The Anti-Globalization Breakfast Club sets forth a blueprint for a new form of compassionate capitalism. While some may see if as radical, others will view it is a prophetic vision of a new order structured according to the concrete needs of contemporary development. It calls for a world of prioritized environmental protection, ethnic diversity and cultural sustainability, declaring credit, health care and a clean environment to be universal human rights.

Author Laurence Brahm build his arguments upon personal experience. Tracking his years as a central bank advisor to Asian economies in transition from socialism to market economies, he reveals the struggles with the IMF and World Bank over policy decisions that set in play new Asian growth models.
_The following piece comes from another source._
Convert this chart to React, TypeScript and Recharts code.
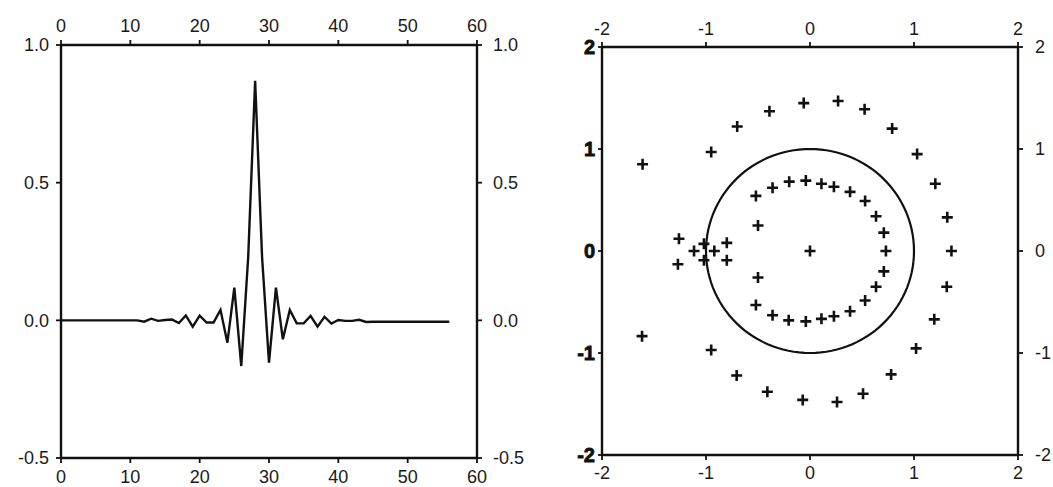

Traveling across South Asia from Sri Lanka and Bangladesh to Nepal, India and Pakistan, he explores the common concerns of grassroots organizations and fuses them into a concord of ideas that offer an alternative to the Washington Consensus.

Change is desperately needed in the wake of the global economic meltdown and collapse of the financial order. The world cries out for a new economic model that will lead the way to a more enlightened future. This book represents a significant contribution to the debate. Brahm's experience-based paradigm, the Himalayan consensus, integrates U.N. millennium goals of protecting our environment, reducing poverty and closing income gaps between rich and poor. This requires re-engineering our basic assumptions about market economics and overhauling the models we have taken for granted, heralding a new era of compassionate development. This book will make you rethink the values and motivations that drive us every day.